Vidrić was born in Zagreb, in an affluent family of Slovenian origin. He was one of the leaders of the group of demonstrators that burned the Hungarian flag on the occasion of the emperor Franz Joseph's visit to Zagreb in 1895. He studied law in Prague, Graz and Vienna. After obtaining his Ph.D. in 1903, he did not pursue an academic career, but became a lawyer.

He started writing poems in high school, but his real literary start was the poem Boni mores, published in Vienac in 1897. He wrote very little before his premature death: around 40 poems, most of which were published by him in the collection entitled simply Pjesme (Poems) in 1907.
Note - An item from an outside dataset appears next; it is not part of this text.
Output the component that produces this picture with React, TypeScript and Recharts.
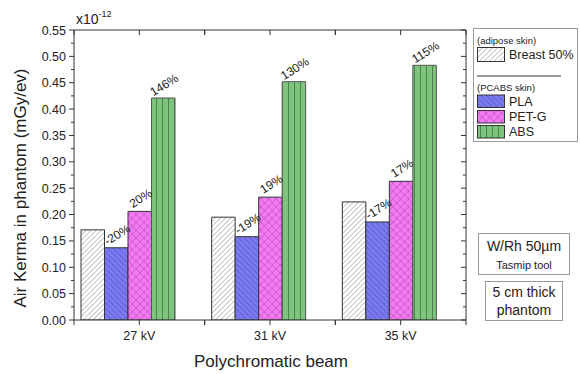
import React from "react";
import { BarChart, Bar, XAxis, YAxis, LabelList } from "recharts";

const categories = ["27 kV", "31 kV", "35 kV"];
const breast = [0.171, 0.195, 0.224];
const pla = [0.137, 0.158, 0.186];
const petg = [0.206, 0.233, 0.263];
const abs = [0.421, 0.452, 0.483];
const plaLabels = ["-20%", "-19%", "-17%"];
const petgLabels = ["20%", "19%", "17%"];
const absLabels = ["146%", "130%", "115%"];
const yTickValues = [0, 0.025, 0.05, 0.075, 0.1, 0.125, 0.15, 0.175, 0.2, 0.225, 0.25, 0.275, 0.3, 0.325, 0.35, 0.375, 0.4, 0.425, 0.45, 0.475, 0.5, 0.525, 0.55];

const data = categories.map((c, i) => ({
  cat: c,
  breast: breast[i],
  pla: pla[i],
  petg: petg[i],
  abs: abs[i],
  spacer: null,
  plaLbl: plaLabels[i],
  petgLbl: petgLabels[i],
  absLbl: absLabels[i],
}));

const W = 580;
const H = 374;
const LEFT = 74;
const RIGHT = 114;
const TOP = 30;
const BOTTOM = 54;
const BAND = (W - LEFT - RIGHT) / categories.length;
const FONT = "'Liberation Sans', Arial, sans-serif";
const AX = "#333";

const isMajor = (v: number) => Math.round(v * 1000) % 50 === 0;

const BottomTick = (props: any) => {
  const { x, y, payload } = props;
  const h = BAND / 2;
  return (
    <g>
      {[x - h, x, x + h].map((xx: number, k: number) => (
        <line key={k} x1={xx} x2={xx} y1={y} y2={y + 5} stroke={AX} strokeWidth={1} />
      ))}
      <text x={x} y={y + 19.5} textAnchor="middle" fontSize={12.5} fontFamily={FONT} fill="#222">
        {payload.value}
      </text>
    </g>
  );
};

const TopTick = (props: any) => {
  const { x, y } = props;
  const h = BAND / 2;
  return (
    <g>
      {[x - h, x, x + h].map((xx: number, k: number) => (
        <line key={k} x1={xx} x2={xx} y1={y} y2={y + 5} stroke={AX} strokeWidth={1} />
      ))}
    </g>
  );
};

const LeftTick = (props: any) => {
  const { x, y, payload } = props;
  const major = isMajor(payload.value);
  return (
    <g>
      <line x1={x} x2={x - (major ? 5 : 3)} y1={y} y2={y} stroke={AX} strokeWidth={1} />
      {major && (
        <text x={x - 8} y={y + 4.5} textAnchor="end" fontSize={12.5} fontFamily={FONT} fill="#222">
          {payload.value.toFixed(2)}
        </text>
      )}
    </g>
  );
};

const RightTick = (props: any) => {
  const { x, y, payload } = props;
  const major = isMajor(payload.value);
  return <line x1={x} x2={x - (major ? 5 : 3)} y1={y} y2={y} stroke={AX} strokeWidth={1} />;
};

const PctLabel = (props: any) => {
  const { x, y, width, value } = props;
  if (value == null) return null;
  const cx = x + width / 2 + 1;
  const cy = y - 13;
  return (
    <text
      x={cx}
      y={cy}
      transform={`rotate(-32 ${cx} ${cy})`}
      textAnchor="middle"
      dominantBaseline="central"
      fontSize={12}
      fontFamily={FONT}
      fill="#222"
    >
      {value}
    </text>
  );
};

const Patterns = () => (
  <svg width={0} height={0} style={{ position: "absolute" }}>
    <defs>
      <pattern id="pBreast" patternUnits="userSpaceOnUse" width={3.6} height={3.6} patternTransform="rotate(45)">
        <rect width={3.6} height={3.6} fill="#ffffff" />
        <line x1={0} y1={0} x2={0} y2={3.6} stroke="#8a8a8a" strokeWidth={1} />
      </pattern>
      <pattern id="pPla" patternUnits="userSpaceOnUse" width={4} height={4} patternTransform="rotate(-45)">
        <rect width={4} height={4} fill="#7a7af2" />
        <line x1={0} y1={0} x2={0} y2={4} stroke="#3e3e9e" strokeWidth={0.8} />
      </pattern>
      <pattern id="pPetg" patternUnits="userSpaceOnUse" width={5.5} height={5.5} patternTransform="rotate(45)">
        <rect width={5.5} height={5.5} fill="#f47af4" />
        <line x1={0} y1={0} x2={0} y2={5.5} stroke="#a040a0" strokeWidth={0.8} />
        <line x1={0} y1={0} x2={5.5} y2={0} stroke="#a040a0" strokeWidth={0.8} />
      </pattern>
      <pattern id="pAbs" patternUnits="userSpaceOnUse" width={6} height={6}>
        <rect width={6} height={6} fill="#7ec47e" />
        <line x1={0.5} y1={0} x2={0.5} y2={6} stroke="#4a864a" strokeWidth={1} />
      </pattern>
    </defs>
  </svg>
);

const Overlay = () => (
  <svg width={W} height={H} style={{ position: "absolute", left: 0, top: 0, pointerEvents: "none" }} fontFamily={FONT}>
    <text x={76} y={24} fontSize={14} fill="#222">
      x10<tspan fontSize={9} dy={-7}>-12</tspan>
    </text>
    <text x={20} y={188} transform="rotate(-90 20 188)" textAnchor="middle" dominantBaseline="central" fontSize={17} fill="#222">
      Air Kerma in phantom (mGy/ev)
    </text>
    <text x={271} y={367} textAnchor="middle" fontSize={17} fill="#222">
      Polychromatic beam
    </text>
    <rect x={473.5} y={28.5} width={104} height={113} fill="#fff" stroke="#999" />
    <text x={477} y={44} fontSize={9.5} fill="#222">(adipose skin)</text>
    <rect x={477.5} y={47.5} width={27} height={14} fill="url(#pBreast)" stroke="#333" />
    <text x={509} y={59} fontSize={12.5} fill="#222">Breast 50%</text>
    <line x1={477} x2={561} y1={76} y2={76} stroke="#333" strokeWidth={1} />
    <text x={477} y={90.5} fontSize={9.5} fill="#222">(PCABS skin)</text>
    <rect x={477.5} y={95} width={27} height={12.5} fill="url(#pPla)" stroke="#333" />
    <text x={509} y={105.5} fontSize={12.5} fill="#222">PLA</text>
    <rect x={477.5} y={110.5} width={27} height={12.5} fill="url(#pPetg)" stroke="#333" />
    <text x={509} y={121} fontSize={12.5} fill="#222">PET-G</text>
    <rect x={477.5} y={125.5} width={27} height={12.5} fill="url(#pAbs)" stroke="#333" />
    <text x={509} y={136} fontSize={12.5} fill="#222">ABS</text>

    <rect x={478.5} y={233.5} width={91} height={41} fill="#fff" stroke="#999" />
    <text x={524} y={251} textAnchor="middle" fontSize={14} fill="#222">W/Rh 50µm</text>
    <text x={524} y={269} textAnchor="middle" fontSize={11} fill="#222">Tasmip tool</text>
    <rect x={485.5} y={281.5} width={77} height={39} fill="#fff" stroke="#999" />
    <text x={524} y={297} textAnchor="middle" fontSize={14} fill="#222">5 cm thick</text>
    <text x={524} y={314.5} textAnchor="middle" fontSize={14} fill="#222">phantom</text>
  </svg>
);

export default function App() {
  return (
    <div style={{ position: "absolute", left: 0, top: 0, width: W, height: H, background: "#fff" }}>
      <Patterns />
      <BarChart
        width={W}
        height={H}
        data={data}
        margin={{ top: 0, right: 0, bottom: 0, left: 0 }}
        barGap={0}
        barSize={23.5}
      >
        <XAxis
          xAxisId="b"
          dataKey="cat"
          orientation="bottom"
          height={BOTTOM}
          interval={0}
          tickLine={false}
          tickSize={0}
          tickMargin={0}
          axisLine={{ stroke: AX }}
          tick={<BottomTick />}
        />
        <XAxis
          xAxisId="t"
          dataKey="cat"
          orientation="top"
          height={TOP}
          interval={0}
          tickLine={false}
          tickSize={0}
          tickMargin={0}
          axisLine={{ stroke: AX }}
          tick={<TopTick />}
        />
        <YAxis
          yAxisId="l"
          type="number"
          width={LEFT}
          domain={[0, 0.55]}
          ticks={yTickValues}
          interval={0}
          allowDataOverflow
          tickLine={false}
          tickSize={0}
          tickMargin={0}
          axisLine={{ stroke: AX }}
          tick={<LeftTick />}
        />
        <YAxis
          yAxisId="r"
          orientation="right"
          type="number"
          width={RIGHT}
          domain={[0, 0.55]}
          ticks={yTickValues}
          interval={0}
          allowDataOverflow
          tickLine={false}
          tickSize={0}
          tickMargin={0}
          axisLine={{ stroke: AX }}
          tick={<RightTick />}
        />
        <Bar xAxisId="b" yAxisId="l" dataKey="breast" fill="url(#pBreast)" stroke="#333" strokeWidth={1} isAnimationActive={false} />
        <Bar xAxisId="b" yAxisId="l" dataKey="pla" fill="url(#pPla)" stroke="#333" strokeWidth={1} isAnimationActive={false}>
          <LabelList dataKey="plaLbl" content={<PctLabel />} />
        </Bar>
        <Bar xAxisId="b" yAxisId="l" dataKey="petg" fill="url(#pPetg)" stroke="#333" strokeWidth={1} isAnimationActive={false}>
          <LabelList dataKey="petgLbl" content={<PctLabel />} />
        </Bar>
        <Bar xAxisId="b" yAxisId="l" dataKey="abs" fill="url(#pAbs)" stroke="#555" strokeWidth={1} isAnimationActive={false}>
          <LabelList dataKey="absLbl" content={<PctLabel />} />
        </Bar>
        <Bar xAxisId="b" yAxisId="l" dataKey="spacer" fill="none" isAnimationActive={false} />
      </BarChart>
      <Overlay />
    </div>
  );
}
He was known for his adventurous life, great intelligence and prodigious memory (he used to spend whole evenings reciting poetry to his amazed friends; he always did admirably well at school) and his affiliation with the controversial progressive political circles.

Vidrić died in obscure circumstances in the mental hospital in the Zagreb suburb of Vrapče.

Poetry

As a rule, his poetic atmospheres develop from a concrete scene. The poet is lost or hidden in a mythological character. His images of a barbaric, classical and mythological world are very personal. Vidrić was an impressionist with a very strong visual imagination.

His best poems - like Jutro (Morning), Pejzaž I, II (Landscape), Adieu, Ex Pannonia, Dva levita (Two Levites) - include some of the best verses ever written in Croatian. Some of his contemporaries, such as Matoš, accused him of technical imperfections, wrong accents in rhymes and raw style. Actually, regarding the structure of his poems, he was a man before his time, since he did not base his rhythm on feet, but on the main accents.

This is how Vidrić was described by the great Croatian literary historian Ivo Frangeš: Vidrić's world feels like a fragment of an ancient vase, where the incomplete nature of the preserved scene is used to strengthen the effect. It is a miniature world, painfully clear, with a miraculous third dimension that goes far beyond our everyday ideas of width and depth.